Battle for Lefkoşa
“PROGRESS and stability have been achieved . . . and now it is time for sustainable development” — so said Lefkoşa Mayor Mehmet Harmancı, who is seeking a second, four-year term on June 24.
Social Democratic Party (TDP) candidate Mr Harmancı rejected claims of mounting municipal debt, saying his authority would have “totally paid off” its 30 million TL bank debts on July 3 and had managed to build up reserve funds through making monthly payments of some 1 million TL.
“We have paid workers’ tax, salaries and social insurance premiums then managed to create a 10 million TL investment and increased our funds from 34TL to 68 million TL.”
They had also paid some 12.2 million TL — including 4.2 million TL outstanding from the previous adminis- tration — to pensioners and some 7.7 million TL to shopkeepers and construction companies.
The workforce had been reduced from 901 to 830, with no new staff taken on, and outstanding contributions inherited from his predecessor would be repaid after 2020 under legislation for restructuring local authority debt.
Talking about his plans for a new four-year term, he pledged to invest 35 million TL in Lefkoşa if reelected, and to tackle the city’s “traffic congestion problem”.

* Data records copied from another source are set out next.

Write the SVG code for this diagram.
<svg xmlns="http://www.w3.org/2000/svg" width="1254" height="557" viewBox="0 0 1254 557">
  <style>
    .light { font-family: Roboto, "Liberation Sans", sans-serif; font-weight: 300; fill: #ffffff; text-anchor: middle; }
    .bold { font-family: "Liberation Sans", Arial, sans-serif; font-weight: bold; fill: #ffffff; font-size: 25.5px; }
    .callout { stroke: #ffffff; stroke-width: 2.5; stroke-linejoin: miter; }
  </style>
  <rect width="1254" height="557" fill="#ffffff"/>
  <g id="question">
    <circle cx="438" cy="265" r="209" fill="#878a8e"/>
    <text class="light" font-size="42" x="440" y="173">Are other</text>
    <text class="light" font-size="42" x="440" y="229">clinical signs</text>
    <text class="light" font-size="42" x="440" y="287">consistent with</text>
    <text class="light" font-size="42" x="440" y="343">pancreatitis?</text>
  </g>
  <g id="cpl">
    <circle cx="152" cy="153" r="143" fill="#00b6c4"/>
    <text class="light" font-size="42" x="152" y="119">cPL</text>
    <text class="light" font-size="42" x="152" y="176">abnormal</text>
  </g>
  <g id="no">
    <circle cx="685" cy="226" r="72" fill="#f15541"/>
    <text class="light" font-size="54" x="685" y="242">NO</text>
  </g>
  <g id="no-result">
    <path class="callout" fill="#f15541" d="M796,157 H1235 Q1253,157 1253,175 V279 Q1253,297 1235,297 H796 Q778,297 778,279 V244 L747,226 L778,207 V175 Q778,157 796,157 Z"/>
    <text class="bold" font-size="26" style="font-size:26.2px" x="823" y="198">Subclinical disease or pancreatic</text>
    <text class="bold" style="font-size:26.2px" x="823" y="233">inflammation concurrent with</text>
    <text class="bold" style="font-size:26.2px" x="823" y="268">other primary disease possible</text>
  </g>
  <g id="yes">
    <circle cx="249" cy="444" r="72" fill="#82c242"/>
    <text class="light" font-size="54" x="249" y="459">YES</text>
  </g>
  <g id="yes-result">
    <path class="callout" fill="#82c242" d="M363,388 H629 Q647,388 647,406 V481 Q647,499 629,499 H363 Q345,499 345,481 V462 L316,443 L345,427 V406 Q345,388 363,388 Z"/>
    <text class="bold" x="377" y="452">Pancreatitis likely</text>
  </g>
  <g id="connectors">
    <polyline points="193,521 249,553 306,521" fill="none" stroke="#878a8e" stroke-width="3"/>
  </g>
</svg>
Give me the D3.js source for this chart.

Mr Harmancı highlighted among “landmark schemes” of his four-year tenure the creation of the country’s only current refuge for battered women and their children; a “sharing kitchen” in the walled city to provide free hot meals to the poor, elderly and disabled; youth centres set up across the capital; a Without Obstacles unit for the disabled; and improved care at home for the elderly.
He reiterated his “firm position” against “human rights abuses in nightclubs” and hailed a landmark court judgment in April, pioneered by his new gender equality unit, that illegal prostitution was taking place there.
He also pointed to infrastructural upgrades including a new bridge between the Gelibolu and Marmara areas; connecting some 420 households to mains sewerage, with a further 6,000 buildings to follow suit; and ongoing road asphalting and landscaping.
Meanwhile, he dismissed claims of excessive water prices, saying the base tariffs of up to 13 tonnes covered “the amount used by 80 per cent of people in the capital”.
“Together, we managed to save [Lefkoşa] from bad times and together we will carry it to even better days,” he said.
“Our first goal was to reinstate its prestige, which had deteriorated under the previous administration. We managed to rebuild good relations between the people and the municipality with solution-focused strategies. People believed in us and we will keep doing our best for them.”